一番参考にすべきはインターネットの例だと思います。インターネットの例は、インターネットサービスプロバイダーみたいな、ブロックチェーンの文脈でいうと暗号資産交換所みたいなところかもしれないですけれども、そういったところには一定のKYCなりの規制をかけています。ただ他のところ、Google.comみたいなドメインを管理しているのはICANNという、これは政府から一定の独立を保っている組織、かなりボトムアップ、草の根でDNSを管理しているというコミュニティがあります。

じつは歴史を紐解くと、ICANNも国連の管理下に置こうという中央集権化の動きが国の方ではあったが、そこはインターネットコミュニティが対抗して自分たちでもうまくやれるのだということを示して独立を勝ち取った、最終的にはアメリカ政府との契約も打ち切って今はより独立性が強化されている、というような方向にある。

多分ブロックチェーンのエコシステムにおいても、規制されるべきところ、法律の規制が必要なところもあれば、そういう技術的な運営に任せたほうがパーミッションレスイノベーションが促進するというところもあるので、そこのバランスを考えていくのかなと思っています。

質疑(牛田さん回答抜粋)

英語がしっかり話せないですが、BGINのZoomでの議論には聞くだけで参加してみることはできますか?

大歓迎です。もちろん議論に聞くだけで参加していただいて構わないですし、例えばドキュメントは英語ですがGoogle Docsでみんなでコメントを付けながら作業しているので、そういったところにコメントする形で関わっていただくことも大歓迎なのでぜひ一度ご参加ください

「エンジニアも当局も良い世界を作りたいという思いは同じ」ということでしたが、一国の金融規制当局と、いかなる国からも自由なBitcoin的な金融を目指す思想と、目指すより良い世界は同じなのでしょうか。

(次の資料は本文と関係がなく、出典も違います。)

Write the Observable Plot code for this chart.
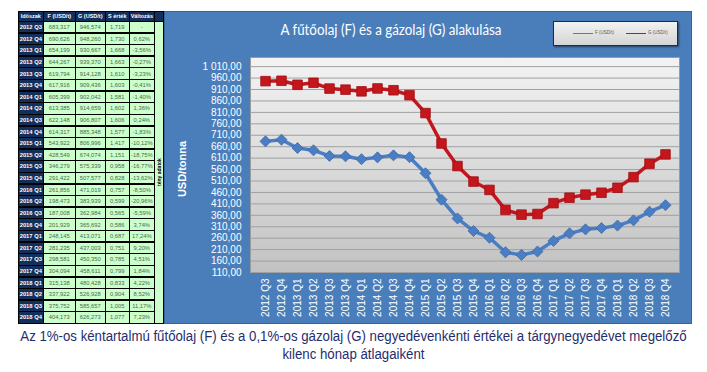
<!DOCTYPE html>
<html><head><meta charset="utf-8">
<script src="https://cdn.jsdelivr.net/npm/d3@7"></script>
<script src="https://cdn.jsdelivr.net/npm/@observablehq/plot@0.6"></script>
<style>
body{margin:0;width:707px;height:372px;background:#fff;position:relative;overflow:hidden;font-family:"Liberation Sans",Arial,sans-serif}
.c{position:absolute;box-sizing:border-box;display:flex;align-items:center;justify-content:center;white-space:nowrap;overflow:hidden}
#panel{position:absolute;left:164px;top:11px;width:528px;height:313px;background:#4a7ebb;border:1.5px solid #35639b;box-sizing:border-box}
#chart{position:absolute;left:164px;top:11px}
#title{position:absolute;left:241px;width:300px;top:21px;text-align:center;color:#fff;font-family:Lato,"Open Sans",sans-serif;font-size:14.5px;transform:scaleX(0.92)}
#legend{position:absolute;left:553px;top:21px;width:125px;height:25px;box-sizing:border-box;border:1.5px solid #1b2c44;background:linear-gradient(#f2f2f2,#d4d4d4);box-shadow:1px 1px 2px rgba(0,0,0,.5)}
#caption{position:absolute;left:-20px;width:747px;top:327px;text-align:center;color:#1f2d6e;font-family:"Liberation Sans Narrow","Arial Narrow","Liberation Sans",sans-serif;font-size:14px;line-height:18px;transform:scaleX(0.945)}
</style>
</head><body>
<div id="panel"></div>
<div id="chart"></div>
<div id="title">A fűtőolaj (F) és a gázolaj (G) alakulása</div>
<div id="legend"></div>
<div id="caption">Az 1%-os kéntartalmú fűtőolaj (F) és a 0,1%-os gázolaj (G) negyedévenkénti értékei a tárgynegyedévet megelőző<br>kilenc hónap átlagaiként</div>
<script>
const periods = ["2012 Q3","2012 Q4","2013 Q1","2013 Q2","2013 Q3","2013 Q4","2014 Q1","2014 Q2","2014 Q3","2014 Q4","2015 Q1","2015 Q2","2015 Q3","2015 Q4","2016 Q1","2016 Q2","2016 Q3","2016 Q4","2017 Q1","2017 Q2","2017 Q3","2017 Q4","2018 Q1","2018 Q2","2018 Q3","2018 Q4"];
const fValues = [683.317,690.626,654.199,644.267,619.794,617.916,605.399,613.385,622.148,614.317,543.922,428.549,346.279,291.422,261.856,198.473,187.008,201.929,248.145,281.235,298.581,304.094,315.138,337.922,375.752,404.173];
const gValues = [946.574,948.260,930.667,939.370,914.128,909.436,902.042,914.659,906.807,885.348,806.996,674.074,575.339,507.577,471.019,383.939,362.984,365.692,413.071,437.003,450.350,458.611,480.428,526.928,585.657,626.273];
const sValues = [1.719,1.730,1.668,1.663,1.610,1.603,1.581,1.602,1.606,1.577,1.417,1.151,0.958,0.828,0.757,0.599,0.565,0.586,0.687,0.751,0.785,0.799,0.833,0.904,1.005,1.077];
const changes = [null,0.0062,-0.0356,-0.0027,-0.0323,-0.0041,-0.0140,0.0136,0.0024,-0.0183,-0.1012,-0.1875,-0.1677,-0.1362,-0.0850,-0.2096,-0.0559,0.0374,0.1724,0.0920,0.0451,0.0184,0.0422,0.0852,0.1117,0.0723];
const headers = ["Időszak","F (USD/t)","G (USD/t)","S érték","Változás"];
const seriesNames = ["F (USD/t)","G (USD/t)"];
const sideLabel = "tény adatok";
const yTicks = d3.range(110, 1011, 50);

const loc = d3.formatLocale({decimal:",", thousands:"\u00a0", grouping:[3], currency:["",""], minus:"-", percent:"%"});
const f3 = loc.format(".3f"), f2 = loc.format(",.2f"), fp = loc.format(".2%");

// ---- table ----
const colX = [18,43,75,105,129,154,163];
const navy = "#132f5c", green = "#ccffcc";
function cell(x0,x1,y0,y1,text,bg,color,bold,fs){
  const d=document.createElement("div");d.className="c";
  Object.assign(d.style,{left:x0+"px",top:y0+"px",width:(x1-x0+0.6)+"px",height:(y1-y0+0.6)+"px",background:bg,color,fontWeight:bold?"bold":"normal",fontSize:fs+"px",border:"0.6px solid #000"});
  d.textContent=text;document.body.appendChild(d);return d;
}
const top0=11, hdr=21, rowH=(323-21)/26;
headers.forEach((h,i)=>cell(colX[i],colX[i+1],top0,hdr,h,navy,"#fff",true,5.5));
cell(colX[5],colX[6],top0,hdr,"",navy,"#fff",true,5);
periods.forEach((p,i)=>{
  const y0=hdr+i*rowH,y1=y0+rowH;
  cell(colX[0],colX[1],y0,y1,p,navy,"#fff",true,5.8);
  cell(colX[1],colX[2],y0,y1,f3(fValues[i]),green,"#4a6b4a",false,5.8);
  cell(colX[2],colX[3],y0,y1,f3(gValues[i]),green,"#4a6b4a",false,5.8);
  cell(colX[3],colX[4],y0,y1,f3(sValues[i]),green,"#4a6b4a",false,5.8);
  cell(colX[4],colX[5],y0,y1,changes[i]==null?"-":fp(changes[i]),green,"#4a6b4a",false,5.8);
});
const side=cell(colX[5],colX[6],hdr,323,"",green,"#000",true,5);
const st=document.createElement("span");st.textContent=sideLabel;st.style.transform="rotate(-90deg)";st.style.display="inline-block";st.style.fontSize="5px";st.style.fontWeight="bold";side.appendChild(st);

// ---- legend ----
const lg=document.getElementById("legend");
const blue="#4a7ec4", red="#c4161c";
[[blue,19],[red,72]].forEach(([c,x],i)=>{
  const l=document.createElement("div");Object.assign(l.style,{position:"absolute",left:x+"px",top:"10.5px",width:"20px",height:"1.5px",background:c});lg.appendChild(l);
  const t=document.createElement("div");t.textContent=seriesNames[i];Object.assign(t.style,{position:"absolute",left:(x+22)+"px",top:"8px",fontSize:"4.5px",color:"#555"});lg.appendChild(t);
});

// ---- chart ----
const rows = periods.map((p,i)=>({period:p,F:fValues[i],G:gValues[i]}));
const diamond = {draw(ctx,size){const r=Math.sqrt(size/2);ctx.moveTo(0,-r);ctx.lineTo(r,0);ctx.lineTo(0,r);ctx.lineTo(-r,0);ctx.closePath();}};
const chart = Plot.plot({
  width:528, height:313,
  marginLeft:86, marginRight:13, marginTop:46, marginBottom:52,
  style:{background:"transparent", color:"#fff", fontFamily:"'Liberation Sans',Arial,sans-serif", fontSize:"10px", overflow:"visible"},
  x:{type:"point", domain:periods, padding:0.5, label:null},
  y:{domain:[110,1050], label:null},
  marks:[
    Plot.frame({fill:"url(#plotbg)", stroke:"#9a9a9a"}),
    Plot.gridY(yTicks, {stroke:"#a0a0a0", strokeOpacity:1, strokeWidth:1}),
    Plot.axisY(yTicks, {tickSize:0, tickPadding:9, tickFormat:f2, fill:"#fff", label:null}),
    Plot.axisX({tickSize:0, tickRotate:-90, tickPadding:6, fill:"#fff", label:null}),
    Plot.text(["USD/tonna"], {frameAnchor:"left", dx:-68, dy:4, rotate:-90, textAnchor:"middle", fontWeight:"bold", fontSize:11, fill:"#fff"}),
    Plot.line(rows, {x:"period", y:"G", stroke:red, strokeWidth:3.5}),
    Plot.dot(rows, {x:"period", y:"G", symbol:"square", r:5.4, fill:red, stroke:"#a01014", strokeWidth:0.8}),
    Plot.line(rows, {x:"period", y:"F", stroke:blue, strokeWidth:3.5}),
    Plot.dot(rows, {x:"period", y:"F", symbol:diamond, r:4.4, fill:blue, stroke:"#3c6aa6", strokeWidth:0.8})
  ]
});
chart.insertAdjacentHTML("afterbegin",'<defs><linearGradient id="plotbg" x1="0" y1="0" x2="0" y2="1"><stop offset="0" stop-color="#f3f3f3"/><stop offset="1" stop-color="#c2c2c2"/></linearGradient></defs>');
document.getElementById("chart").appendChild(chart);
</script>
</body></html>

すごく良い質問だと思っていて、目指す世界は必ずしも同じではないと思うのですが、それでいいところもあるのだと思います。

社会の多様性や強靭性の観点から行くと複線的なシステムがあってもいいと思いますし、現にインターネットはグローバルなシステムになっているので、国のボーダーに必ずしもとらわれないコミュニケーションというのが行われているので、それが金融取引もオンライン上でやったときにはどうするか、というところで、もちろんRequirementはSNSみたいなものと比べると高いと思いますし、Degital Identityみたいな整備しないといけないレイヤーはあると思うんですけれども、そういった共通の認識や最低限の共通の認識を作って当局が共有できる範囲で、あとはパーミッションレスで自由にやる、というような社会があっていいかなと思います。

この点は金融庁長官の氷見野が8月にまさに新しいデジタルトラストをどう作っていくんだというような文脈でPoWみたいな考え方をコロナ禍の非対面が前提の社会でどうトラストの構築に役立てていくんだという文脈で話していて※ぜひそれもご覧いただければと思うのですが、こういった新しい技術や考え方で適用できるところはぜひぜひ社会に取り入れていくのがいいのかなと思います。

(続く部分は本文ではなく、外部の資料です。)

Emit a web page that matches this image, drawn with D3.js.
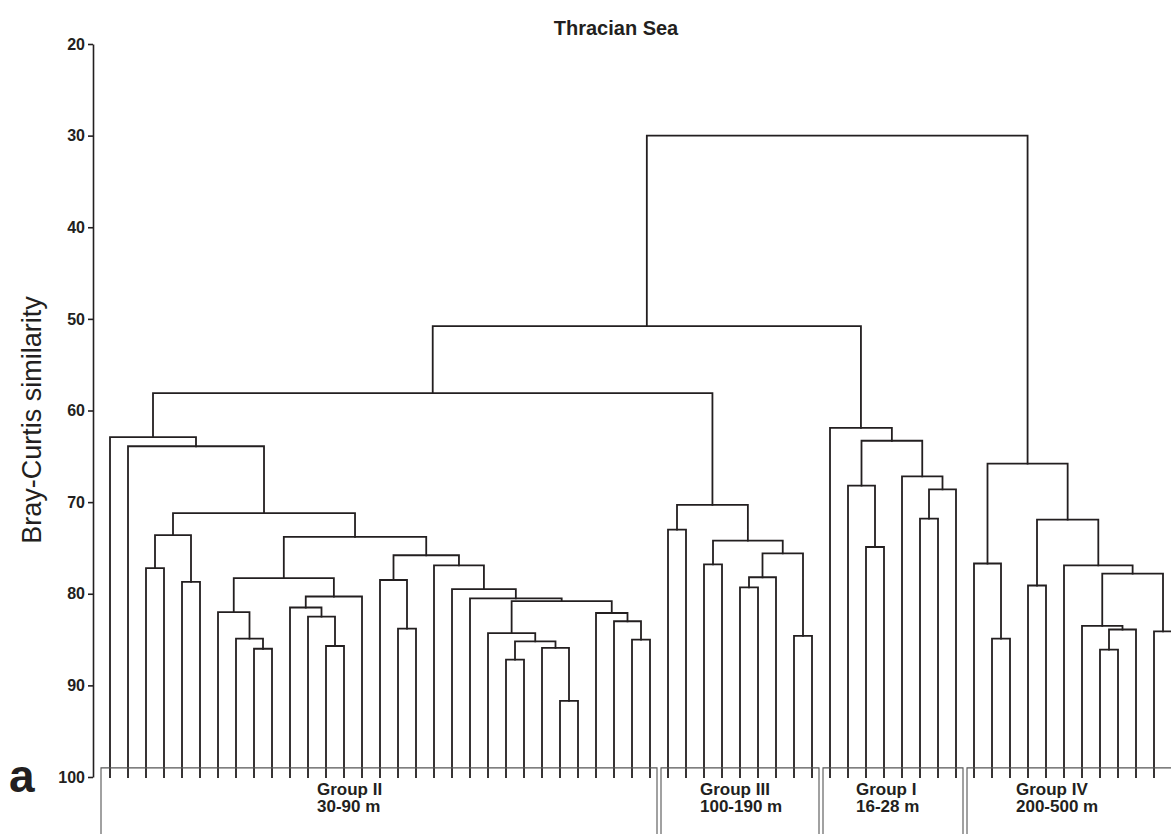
<!DOCTYPE html>
<html><head><meta charset="utf-8">
<script src="https://cdn.jsdelivr.net/npm/d3@7/dist/d3.min.js"></script>
<style>body{margin:0;background:#fff}svg{display:block}</style>
</head><body>
<svg id="chart" width="1171" height="834"></svg>
<script>
// ---------- DATA ----------
const chartTitle = "Thracian Sea";
const yAxisLabel = "Bray-Curtis similarity";
const panelLetter = "a";
const yTickValues = [20, 30, 40, 50, 60, 70, 80, 90, 100];
const leafIds = d3.range(60);              // 60 stations, left to right
// clusters written as [similarity, leftBranch, rightBranch]; plain numbers are leaves
const groupII = [62.9, 0, [63.9, 1, [71.2,
  [73.6, [77.2, 2, 3], [78.7, 4, 5]],
  [73.8,
    [78.3, [82.0, 6, [84.9, 7, [86.0, 8, 9]]], [80.3, [81.5, 10, [82.5, 11, [85.7, 12, 13]]], 14]],
    [75.8, [78.5, 15, [83.8, 16, 17]],
      [76.9, 18, [79.5, 19, [80.5, 20, [80.8,
        [84.3, 21, [85.2, [87.2, 22, 23], [85.9, 24, [91.7, 25, 26]]]],
        [82.1, 27, [83.0, 28, [85.0, 29, 30]]]]]]]]]]]];
const groupIII = [70.3, [73.0, 31, 32], [74.2, [76.8, 33, 34], [75.6, [78.2, [79.3, 35, 36], 37], [84.6, 38, 39]]]];
const groupI = [61.9, 40, [63.3, [68.2, 41, [74.9, 42, 43]], [67.2, 44, [68.6, [71.8, 45, 46], 47]]]];
const groupIV = [65.8, [76.7, 48, [84.9, 49, 50]], [71.9, [79.1, 51, 52], [76.9, 53, [77.8, [83.5, 54, [83.9, [86.1, 55, 56], 57]], [84.1, 58, 59]]]]];
const topSimilarities = [30.0, 50.8, 58.1];  // root, (II+III)+I, II+III
const groupNames  = ["Group II", "Group III", "Group I", "Group IV"];
const groupDepths = ["30-90 m", "100-190 m", "16-28 m", "200-500 m"];
const groupFirstLeaf = [0, 31, 40, 48];
const groupLastLeaf  = [30, 39, 47, 59];

// ---------- LAYOUT ----------
const W = 1171, H = 834;
const ink = "#231f20";
const font = "'Liberation Sans', Arial, Helvetica, sans-serif";
const labelStartX = [317, 700, 856, 1016];

const tree = [topSimilarities[0], [topSimilarities[1], [topSimilarities[2], groupII, groupIII], groupI], groupIV];

const svg = d3.select("#chart");
const y = d3.scaleLinear().domain([20, 100]).range([44, 777]);
const x = d3.scalePoint().domain(leafIds).range([110, 1172]);
const step = x.step();

const root = d3.hierarchy(tree, d => Array.isArray(d) ? d.slice(1) : null);
root.eachAfter(n => {
  if (n.children) {
    n.px = d3.mean(n.children, c => c.px);
    n.py = y(n.data[0]);
  } else {
    n.px = x(n.data);
    n.py = y(100);
  }
});

// dendrogram links
const g = svg.append("g").attr("fill", "none").attr("stroke", ink).attr("stroke-width", 1.8);
root.descendants().filter(n => n.children).forEach(n => {
  const [a, b] = n.children;
  const p = d3.path();
  p.moveTo(a.px, a.py); p.lineTo(a.px, n.py); p.lineTo(b.px, n.py); p.lineTo(b.px, b.py);
  g.append("path").attr("d", p.toString()).attr("stroke-linejoin", "miter").attr("stroke-linecap", "square");
});

// y axis
const axis = svg.append("g").attr("transform", "translate(93,0)")
  .call(d3.axisLeft(y).tickValues(yTickValues).tickSize(5).tickSizeOuter(0).tickPadding(3));
axis.select(".domain").attr("stroke", ink).attr("stroke-width", 1.6);
axis.selectAll(".tick line").attr("stroke", ink).attr("stroke-width", 1.6);
axis.selectAll(".tick text").attr("fill", ink).attr("font-family", font)
  .attr("font-size", 16).attr("font-weight", "bold");

// group boxes and labels
const boxTop = y(99.0);
groupNames.forEach((name, i) => {
  const left = i === 0 ? x(groupFirstLeaf[i]) - step / 2 : (x(groupLastLeaf[i - 1]) + x(groupFirstLeaf[i])) / 2 + 2;
  const right = i === groupNames.length - 1 ? x(groupLastLeaf[i]) + step / 2 : (x(groupLastLeaf[i]) + x(groupFirstLeaf[i + 1])) / 2 - 2;
  svg.append("path")
    .attr("d", `M${left},${H + 2}V${boxTop}H${right}V${H + 2}`)
    .attr("fill", "none").attr("stroke", "#555").attr("stroke-width", 1.1);
  const t = svg.append("text").attr("font-family", font).attr("font-size", 17)
    .attr("font-weight", "bold").attr("fill", ink);
  t.append("tspan").attr("x", labelStartX[i]).attr("y", 795).text(name);
  t.append("tspan").attr("x", labelStartX[i]).attr("y", 812).text(groupDepths[i]);
});

// title, axis label, panel letter
svg.append("text").attr("x", 616).attr("y", 35).attr("text-anchor", "middle")
  .attr("font-family", font).attr("font-size", 20).attr("font-weight", "bold").attr("fill", ink)
  .text(chartTitle);
svg.append("text").attr("transform", "translate(41,420) rotate(-90)").attr("text-anchor", "middle")
  .attr("font-family", font).attr("font-size", 27).attr("fill", ink).text(yAxisLabel);
svg.append("text").attr("x", 9).attr("y", 792)
  .attr("font-family", font).attr("font-size", 46).attr("font-weight", "bold").attr("fill", ink).text(panelLetter);
</script>
</body></html>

Is Satoshi’s dream still relevant today?

youtu.be

翻訳(個人記事): サトシの夢は今も生きているか? | Motokan | Spotlight


DeFiでは既存の金融サービスを分散しつつユーザーフレンドリーにした形で実現していくとのイメージを持っています。今後5〜10年後のDeFiの見通しを伺いたいです。アマゾンのような存在が生まれるのか、このまま発散を続けていくないしは飽和状態となっていくのか。

難しいなと思いますが、ワーストケースのシナリオとしてはガバナンストークンみたいなもので一部の大口トークンホルダーが実質的な意思決定権を握っていく、例えばそれがお金持ちのベンチャーキャピタルだったりすると、そういう人たちがコントロールしているDeFiはいま世の中から批判されているAmazonだったりFacebookと何が違うんだっけということにもなりかねないだろうし、当局としてもそうならないような世界を目指すべきなんだろうなと思っています。

ベターシナリオとしては、繰り返しの部分もありますが、コミュニティ自らが世の中のニーズであったり当局が何を考えるかというようなことを理解していただいて、当然取引所さんみたいなユーザーインターフェースのところも含めて、より社会のニーズに対応するようなユースケースも含めて、エコシステムが構築できる、まさにインターネットのように、最初インターネットも規制がない、一部規制の潜脱みたいなところから始まって、いまは誰もがメリットを享受してこうしてみんなで話しているわけなので、ゆくゆくはDeFiもそのような存在になっていくことが理想ですし、それを目指してみんなで頑張っていくべきかなと思います。